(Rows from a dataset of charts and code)
☆ ☆ ☆ ☆
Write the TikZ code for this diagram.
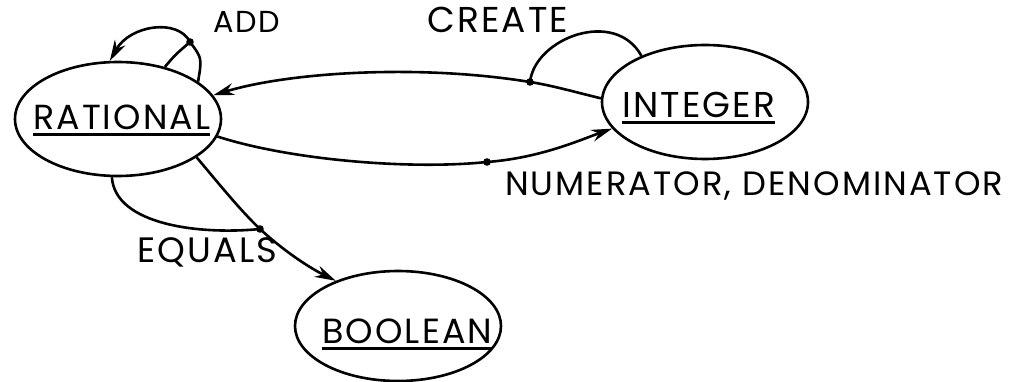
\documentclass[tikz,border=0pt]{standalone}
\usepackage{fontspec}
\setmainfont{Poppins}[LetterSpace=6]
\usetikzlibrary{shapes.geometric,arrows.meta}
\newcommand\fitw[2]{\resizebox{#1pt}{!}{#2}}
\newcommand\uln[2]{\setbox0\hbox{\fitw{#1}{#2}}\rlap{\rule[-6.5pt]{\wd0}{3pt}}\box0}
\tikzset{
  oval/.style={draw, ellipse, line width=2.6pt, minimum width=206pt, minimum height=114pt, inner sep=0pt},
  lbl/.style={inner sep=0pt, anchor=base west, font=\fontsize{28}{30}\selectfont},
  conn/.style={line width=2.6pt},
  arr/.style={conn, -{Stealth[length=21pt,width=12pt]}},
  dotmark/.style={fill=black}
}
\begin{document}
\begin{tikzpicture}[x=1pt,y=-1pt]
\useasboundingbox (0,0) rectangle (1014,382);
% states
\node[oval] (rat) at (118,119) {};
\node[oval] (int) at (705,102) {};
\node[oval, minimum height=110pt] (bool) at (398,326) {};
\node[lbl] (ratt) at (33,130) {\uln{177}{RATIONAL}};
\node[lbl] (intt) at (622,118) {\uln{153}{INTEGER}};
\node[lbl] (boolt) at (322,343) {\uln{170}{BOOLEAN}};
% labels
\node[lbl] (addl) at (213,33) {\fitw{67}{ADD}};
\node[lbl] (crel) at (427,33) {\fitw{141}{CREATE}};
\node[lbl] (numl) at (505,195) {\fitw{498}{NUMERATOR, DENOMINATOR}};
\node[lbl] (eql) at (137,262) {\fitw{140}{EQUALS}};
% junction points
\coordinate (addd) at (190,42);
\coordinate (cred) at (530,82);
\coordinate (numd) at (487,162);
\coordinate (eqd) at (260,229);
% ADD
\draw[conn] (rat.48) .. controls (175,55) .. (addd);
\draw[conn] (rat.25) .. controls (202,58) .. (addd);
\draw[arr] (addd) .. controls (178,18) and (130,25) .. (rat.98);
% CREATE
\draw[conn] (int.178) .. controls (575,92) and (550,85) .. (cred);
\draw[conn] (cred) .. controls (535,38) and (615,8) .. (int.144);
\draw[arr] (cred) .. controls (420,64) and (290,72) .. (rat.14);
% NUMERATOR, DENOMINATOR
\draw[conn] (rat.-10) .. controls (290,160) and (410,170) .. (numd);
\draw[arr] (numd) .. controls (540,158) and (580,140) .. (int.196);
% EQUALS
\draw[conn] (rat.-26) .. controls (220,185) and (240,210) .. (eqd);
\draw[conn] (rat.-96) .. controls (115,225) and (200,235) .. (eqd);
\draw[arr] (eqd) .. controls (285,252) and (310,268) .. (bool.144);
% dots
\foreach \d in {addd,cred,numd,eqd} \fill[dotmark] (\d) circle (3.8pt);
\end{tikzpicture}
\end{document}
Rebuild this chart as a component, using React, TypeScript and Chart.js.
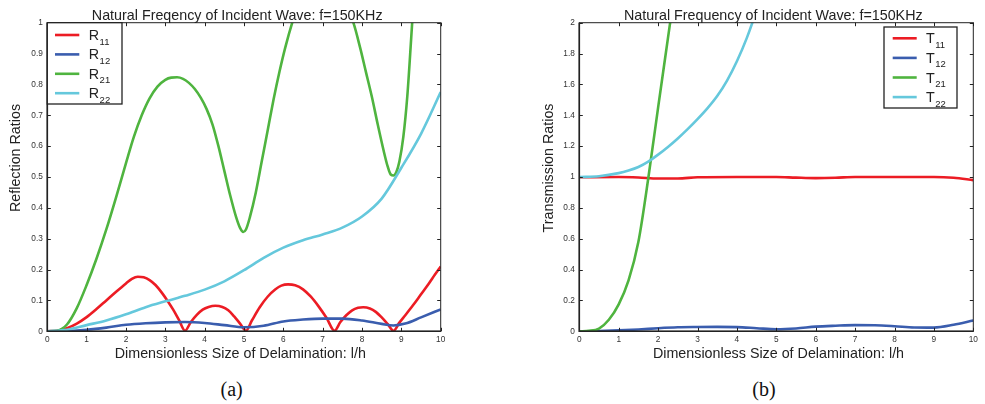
☆ ☆ ☆ ☆
Transcribe all the data word for word; the images stay out.

Write the TikZ code for this diagram.
\documentclass[tikz,border=0pt]{standalone}
\usepackage{fontspec}
\setmainfont{Poppins}[LetterSpace=6]
\usetikzlibrary{shapes.geometric,arrows.meta}
\newcommand\fitw[2]{\resizebox{#1pt}{!}{#2}}
\newcommand\uln[2]{\setbox0\hbox{\fitw{#1}{#2}}\rlap{\rule[-6.5pt]{\wd0}{3pt}}\box0}
\tikzset{
  oval/.style={draw, ellipse, line width=2.6pt, minimum width=206pt, minimum height=114pt, inner sep=0pt},
  lbl/.style={inner sep=0pt, anchor=base west, font=\fontsize{28}{30}\selectfont},
  conn/.style={line width=2.6pt},
  arr/.style={conn, -{Stealth[length=21pt,width=12pt]}},
  dotmark/.style={fill=black}
}
\begin{document}
\begin{tikzpicture}[x=1pt,y=-1pt]
\useasboundingbox (0,0) rectangle (1014,382);
% states
\node[oval] (rat) at (118,119) {};
\node[oval] (int) at (705,102) {};
\node[oval, minimum height=110pt] (bool) at (398,326) {};
\node[lbl] (ratt) at (33,130) {\uln{177}{RATIONAL}};
\node[lbl] (intt) at (622,118) {\uln{153}{INTEGER}};
\node[lbl] (boolt) at (322,343) {\uln{170}{BOOLEAN}};
% labels
\node[lbl] (addl) at (213,33) {\fitw{67}{ADD}};
\node[lbl] (crel) at (427,33) {\fitw{141}{CREATE}};
\node[lbl] (numl) at (505,195) {\fitw{498}{NUMERATOR, DENOMINATOR}};
\node[lbl] (eql) at (137,262) {\fitw{140}{EQUALS}};
% junction points
\coordinate (addd) at (190,42);
\coordinate (cred) at (530,82);
\coordinate (numd) at (487,162);
\coordinate (eqd) at (260,229);
% ADD
\draw[conn] (rat.48) .. controls (175,55) .. (addd);
\draw[conn] (rat.25) .. controls (202,58) .. (addd);
\draw[arr] (addd) .. controls (178,18) and (130,25) .. (rat.98);
% CREATE
\draw[conn] (int.178) .. controls (575,92) and (550,85) .. (cred);
\draw[conn] (cred) .. controls (535,38) and (615,8) .. (int.144);
\draw[arr] (cred) .. controls (420,64) and (290,72) .. (rat.14);
% NUMERATOR, DENOMINATOR
\draw[conn] (rat.-10) .. controls (290,160) and (410,170) .. (numd);
\draw[arr] (numd) .. controls (540,158) and (580,140) .. (int.196);
% EQUALS
\draw[conn] (rat.-26) .. controls (220,185) and (240,210) .. (eqd);
\draw[conn] (rat.-96) .. controls (115,225) and (200,235) .. (eqd);
\draw[arr] (eqd) .. controls (285,252) and (310,268) .. (bool.144);
% dots
\foreach \d in {addd,cred,numd,eqd} \fill[dotmark] (\d) circle (3.8pt);
\end{tikzpicture}
\end{document}
Rebuild this chart as a component, using React, TypeScript and Chart.js.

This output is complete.